RAW DATA:
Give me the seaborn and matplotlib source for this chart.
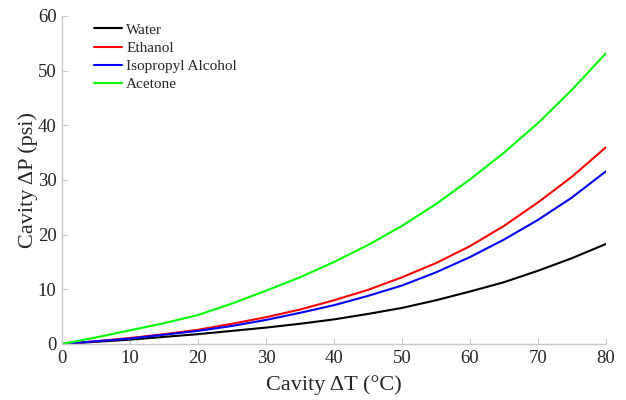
import numpy as np
import pandas as pd
import matplotlib
matplotlib.use("Agg")
import matplotlib.pyplot as plt
import seaborn as sns

delta_t = [0, 5, 10, 15, 20, 25, 30, 35, 40, 45, 50, 55, 60, 65, 70, 75, 80]
water = [0, 0.4, 0.8, 1.3, 1.8, 2.4, 3.0, 3.7, 4.5, 5.5, 6.6, 8.0, 9.6, 11.3, 13.4, 15.7, 18.3]
ethanol = [0, 0.5, 1.1, 1.8, 2.6, 3.7, 4.9, 6.3, 8.0, 9.9, 12.2, 14.8, 17.9, 21.6, 25.9, 30.6, 36.0]
isopropyl = [0, 0.5, 1.0, 1.7, 2.4, 3.3, 4.4, 5.7, 7.1, 8.8, 10.7, 13.1, 15.9, 19.1, 22.7, 26.8, 31.6]
acetone = [0, 1.2, 2.5, 3.8, 5.3, 7.4, 9.75, 12.2, 15.0, 18.1, 21.6, 25.6, 30.1, 35.0, 40.4, 46.5, 53.2]

series_names = ["Water", "Ethanol", "Isopropyl Alcohol", "Acetone"]
series_values = [water, ethanol, isopropyl, acetone]
colors = ["#000000", "#ff0000", "#0000ff", "#00ff00"]

x_ticks = [0, 10, 20, 30, 40, 50, 60, 70, 80]
y_ticks = [0, 10, 20, 30, 40, 50, 60]

df = pd.concat(
    [pd.DataFrame({"dT": delta_t, "dP": v, "Fluid": n}) for n, v in zip(series_names, series_values)],
    ignore_index=True,
)

sns.set_style("ticks")
plt.rcParams["font.family"] = ["Liberation Serif", "DejaVu Serif"]

fig = plt.figure(figsize=(6.26, 4.0), dpi=100)
ax = fig.add_axes([0.099, 0.14, 0.869, 0.82])

sns.lineplot(data=df, x="dT", y="dP", hue="Fluid", hue_order=series_names,
             palette=colors, linewidth=1.5, ax=ax, sort=False)

ax.set_xlim(0, 80)
ax.set_ylim(0, 60)
ax.set_xticks(x_ticks)
ax.set_yticks(y_ticks)

for s in ["top", "right"]:
    ax.spines[s].set_visible(False)
for s in ["left", "bottom"]:
    ax.spines[s].set_color("#c8c8c8")
    ax.spines[s].set_linewidth(1.0)

ax.tick_params(direction="in", length=4, width=0.8, color="#c8c8c8",
               labelsize=13.5, labelcolor="#262626", pad=4)

ax.set_xlabel("Cavity ΔT (°C)", fontsize=16, color="#262626", labelpad=6)
ax.set_ylabel("Cavity ΔP (psi)", fontsize=16, color="#262626", labelpad=0)

leg = ax.legend(loc="upper left", bbox_to_anchor=(0.0588, 0.979), frameon=False,
                fontsize=11, handlelength=1.85, handletextpad=0.25,
                labelspacing=0.3, borderaxespad=0.0, borderpad=0.0)
for t in leg.get_texts():
    t.set_color("#262626")

fig.savefig("out.png", dpi=100)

SHORT EXERCISE: Count how many lines in the data above hold the string "seaborn", and give the number with no other words.

OUTPUT BELOW: 2